We are seeing a trend among semiconductor companies of modernizing their labs and changing their approach to validation and characterization. Currently, data is collected and needs to be compared across all stages of development and production. Electronic Design Automation tools capture data about device behavior in the simulation and modeling step. Test equipment captures data during device characterization and validation as well as production test. To ensure that devices perform as designed, data from the design step need to be compared to data captured during characterization. This then needs to be compared to production test data. The comparison and validation from all of these steps can push out the product release, and if issues are found too late in production, more iterations are needed.

Leading semiconductor organizations lean on a couple key best practices to help mitigate the time and cost associated with more testing. The first is standardization of hardware and software across all stages of the product development workflow. This speeds up the process of sharing and comparing data and increases engineering efficiency. The second, and possibly the most critical, best practice for the modern lab is incorporating automation. Moving from manually configuring tests to an automated approach saves time and maintains consistency between tests. Our customers see anywhere from a 5-10x increase in speed from automation.

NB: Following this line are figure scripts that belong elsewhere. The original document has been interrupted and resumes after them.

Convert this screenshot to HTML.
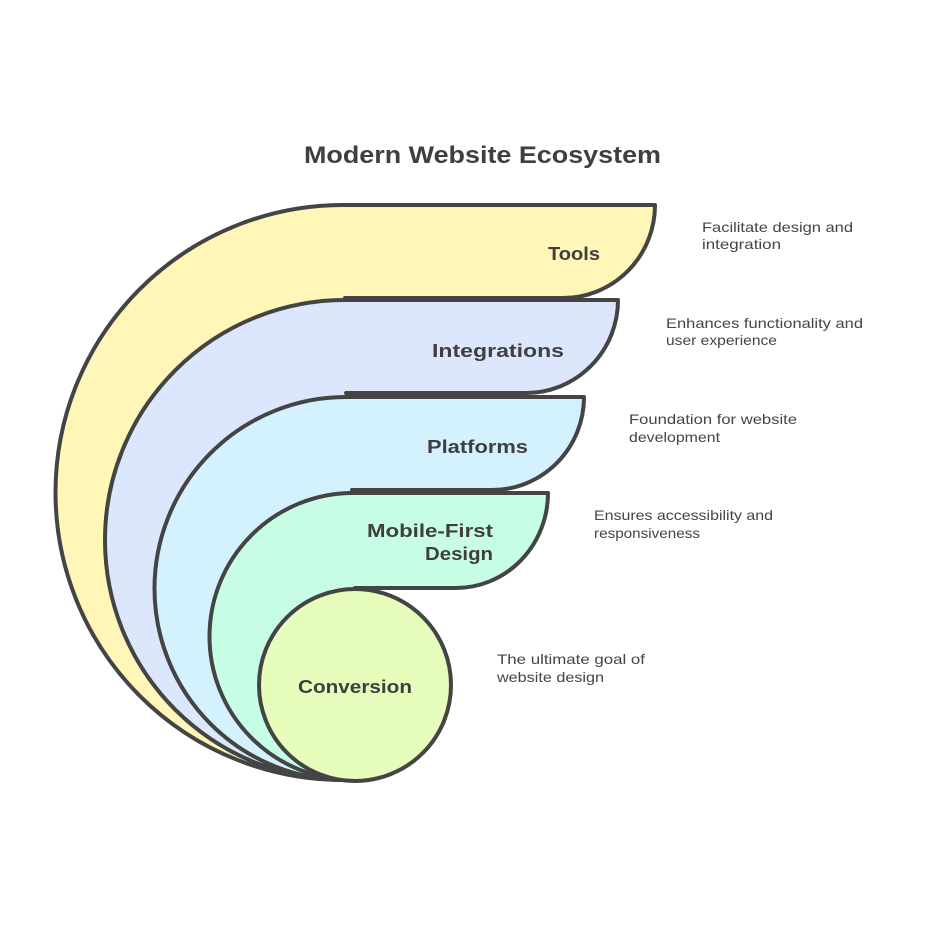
<!DOCTYPE html>
<html>
<head>
<meta charset="utf-8">
<style>
  html, body { margin: 0; padding: 0; background: #ffffff; }
  svg { display: block; }
  .lbl { font-family: "Liberation Sans", sans-serif; font-weight: bold; fill: #3f3f3f; }
  .desc { font-family: "Liberation Sans", sans-serif; font-size: 14px; fill: #454545; }
</style>
</head>
<body>
<svg width="926" height="926" viewBox="0 0 926 926" xmlns="http://www.w3.org/2000/svg">
  <rect width="926" height="926" fill="#ffffff"/>

  <!-- Title -->
  <text class="lbl" x="304" y="163" font-size="24" textLength="357" lengthAdjust="spacingAndGlyphs">Modern Website Ecosystem</text>

  <g stroke="#444444" stroke-width="4" stroke-linejoin="round" stroke-linecap="round">
    <!-- Tools -->
    <path d="M343,780 A287.5,287.5 0 0 1 343,205 L655,205 A92,93 0 0 1 563,298 L343,298 Z" fill="#fff6b8" stroke="none"/>
    <path d="M343,780 A287.5,287.5 0 0 1 343,205 L655,205 A92,93 0 0 1 563,298 L345,298" fill="none"/>

    <!-- Integrations -->
    <path d="M345,780 A240,240 0 0 1 345,300 L618,300 A92,93 0 0 1 526,393 L346,393 Z" fill="#dce7fd" stroke="none"/>
    <path d="M345,780 A240,240 0 0 1 345,300 L618,300 A92,93 0 0 1 526,393 L346,393" fill="none"/>

    <!-- Platforms -->
    <path d="M346,780 A191.5,191.5 0 0 1 346,397 L584,397 A92,93 0 0 1 492,490 L352,490 Z" fill="#d3f2fd" stroke="none"/>
    <path d="M346,780 A191.5,191.5 0 0 1 346,397 L584,397 A92,93 0 0 1 492,490 L352,490" fill="none"/>

    <!-- Mobile-First -->
    <path d="M353,780 A143.5,143.5 0 0 1 353,493 L548,493 A92,95 0 0 1 456,588 L355,588 Z" fill="#c8fde5" stroke="none"/>
    <path d="M353,780 A143.5,143.5 0 0 1 353,493 L548,493 A92,95 0 0 1 456,588 L355,588" fill="none"/>

    <!-- Conversion -->
    <circle cx="355" cy="685" r="96" fill="#e6fdbb"/>
  </g>

  <!-- Labels -->
  <text class="lbl" x="548" y="260" font-size="18" textLength="52" lengthAdjust="spacingAndGlyphs">Tools</text>
  <text class="lbl" x="432" y="357" font-size="18" textLength="132" lengthAdjust="spacingAndGlyphs">Integrations</text>
  <text class="lbl" x="427" y="453" font-size="18" textLength="101" lengthAdjust="spacingAndGlyphs">Platforms</text>
  <text class="lbl" x="367" y="537" font-size="18" textLength="126" lengthAdjust="spacingAndGlyphs">Mobile-First</text>
  <text class="lbl" x="425" y="560" font-size="18" textLength="68" lengthAdjust="spacingAndGlyphs">Design</text>
  <text class="lbl" x="298" y="693" font-size="18" textLength="114" lengthAdjust="spacingAndGlyphs">Conversion</text>

  <!-- Descriptions -->
  <text class="desc" x="702" y="232" textLength="151" lengthAdjust="spacingAndGlyphs">Facilitate design and</text>
  <text class="desc" x="702" y="249" textLength="79" lengthAdjust="spacingAndGlyphs">integration</text>

  <text class="desc" x="666" y="328" textLength="197" lengthAdjust="spacingAndGlyphs">Enhances functionality and</text>
  <text class="desc" x="666" y="345" textLength="111" lengthAdjust="spacingAndGlyphs">user experience</text>

  <text class="desc" x="629" y="424" textLength="168" lengthAdjust="spacingAndGlyphs">Foundation for website</text>
  <text class="desc" x="629" y="442" textLength="91" lengthAdjust="spacingAndGlyphs">development</text>

  <text class="desc" x="594" y="520" textLength="179" lengthAdjust="spacingAndGlyphs">Ensures accessibility and</text>
  <text class="desc" x="594" y="538" textLength="106" lengthAdjust="spacingAndGlyphs">responsiveness</text>

  <text class="desc" x="497" y="664" textLength="148" lengthAdjust="spacingAndGlyphs">The ultimate goal of</text>
  <text class="desc" x="497" y="682" textLength="107" lengthAdjust="spacingAndGlyphs">website design</text>
</svg>
</body>
</html>
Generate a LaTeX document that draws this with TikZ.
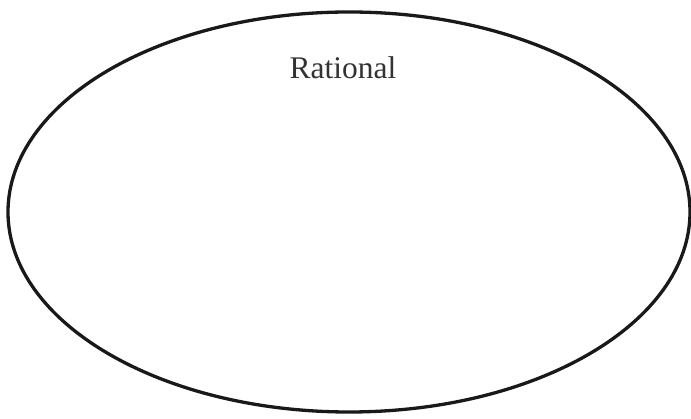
\documentclass[tikz,border=0pt]{standalone}
\usepackage{fontspec}
\setmainfont{Liberation Serif}
\usetikzlibrary{shapes.geometric}
\begin{document}
\begin{tikzpicture}[x=1pt,y=-1pt,
  setshape/.style={draw=black!90,line width=3.3pt},
  setlabel/.style={font=\fontsize{31.5}{36}\selectfont,text=black!80,anchor=base,inner sep=0pt}]
\useasboundingbox (0,0) rectangle (691,419);
\node[setshape,ellipse,minimum width=682pt,minimum height=400pt,inner sep=0pt] (rational) at (349,212) {};
\node[setlabel] (rlabel) at (343,79) {Rational};
\end{tikzpicture}
\end{document}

NI’s vision is to accelerate semiconductor product development with software. Through our investments in partnerships with companies like Soliton, Mathworks and Maxlinear and our continued focus on providing software-connected Validation and Production test solutions, we aim to reduce time to market and cost of test for semiconductor companies. Our acquisition of Optimal + gives us access to key artificial intelligence technologies to apply to our data analytics tools. We believe these investments will enable predictive test, increased production, and improved time to market. The pace of innovation shows no sign of slowing; we believe that we can help companies keep up by allowing engineers to seamlessly transition from one phase of product development to the next through a software-connected approach.